Tami Shimoni is an agent with Gag.
Pappa Barzilai is a spymaster with Gag.
First some information, scant though it is, on Gag. It is used a time or two in all caps but mostly in blurbs about the adventures. In the stories themselves, it is usually with lower-case though the first G is often capitalized. The reason for the discrepancy can be blamed on the fact that just about no one in the private sector knew anything about it at all and those that did largely just knew rumors. Even those in the various intelligence groups in Israel had sketchy information on it.
What is known by some is that "thee was a roof organization of the vaious security services, including military, the Shin Bet - already exotic in its own secretive right - and other branches of the police. In Hebrew the word for 'roof' was 'gag'. The organization was known, informally, and even against regulations (for it should have no name) as Gag." What that means is that for the power and authority that the various bureaus had, there was something above them that could, if it felt needed, override orders and take charge. We learn largely anecdotally that it does not often press its leverage but when it does, it means it.
Back to Shimoni, though, it is important to note that while he is an agent with Gag and he has several recorded adventures in that capacity, he is in truth only a part-time operative. When needed, he is called and he shows up without fail. When not needed, he is a Detective Inspector with the Tel Aviv police and has been for more than a few years. He enjoys his work tremendously and would gladly stay doing it and not stepping in the shadowy world of Gag except his devotion to his country does not allow him to refuse requests for assistance.
Those requests come from Pappa Barzilai who, if anyone asked (no one really did), was some sort of functionary doing something mundane and basically unintelligible at the port of Tel Avia, a glorified clerk at best and by and large a pleasant older man who should have retired a few years back but obviously could not afford to. Even Mama Barzilai would tell you that because that sweet grandmotherly old lady truly believed it. Mind you, Pappa did not lie to Mama about his job. He just never saw the need to bother letting her know the truth.
Now comes the one fun fact about the relationship between Shimoni and Barzilai. Ever since Shimoni graduated from the police academy, he roomed with the Barzilai's. Their previous tenant had been a policeman, too. Shimoni enjoyed living with the Barzilai family because it was very much a family setting and the rent was cheap and Shimoni did not make all that much even as an Inspector. And for the several years he had been with them already, he, too, never once though the rather short and very rotund older man was nothing more than what he let everyone believe.
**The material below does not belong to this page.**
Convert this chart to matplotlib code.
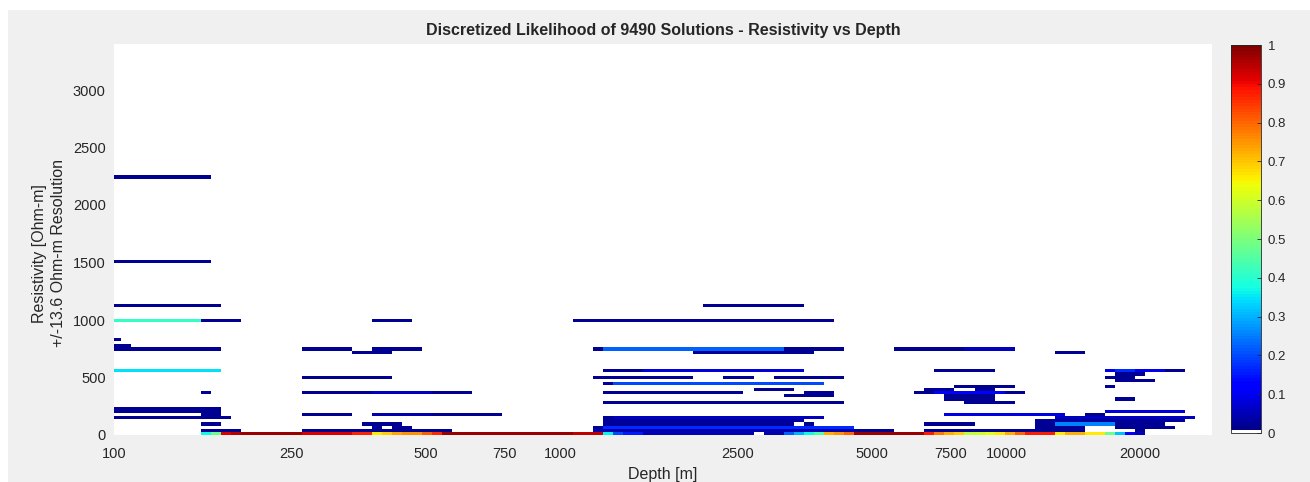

True, Shimoni would note that Barzilai would disappear at the oddest times for one mix-up or another at the port but the older man was so blasé and unassuming, it never occurred to Shimoni to think anything else.
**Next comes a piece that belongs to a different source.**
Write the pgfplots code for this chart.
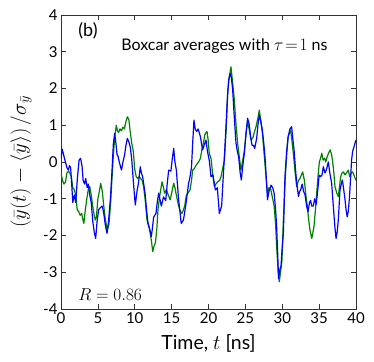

Which is a factor that will always keep Shimoni humbled when he considered his true and considerable skills as a detective; that he could live in the Barzilai household for so long and have nary a clue.
It would be a police matter that would extend into the cloak and dagger world that bring Shimoni into the fold of Gag and the knowledge that the chubby sweet old man was really a brilliant, cold-as-ice, spymaster. And it would other police situations which would get him recalled to Gag duty. And the knowledge that what he should be doing as a police officer, sworn to obey the laws and regulations of the land, would often conflict with the demands of his duties with Gag where only results mattered.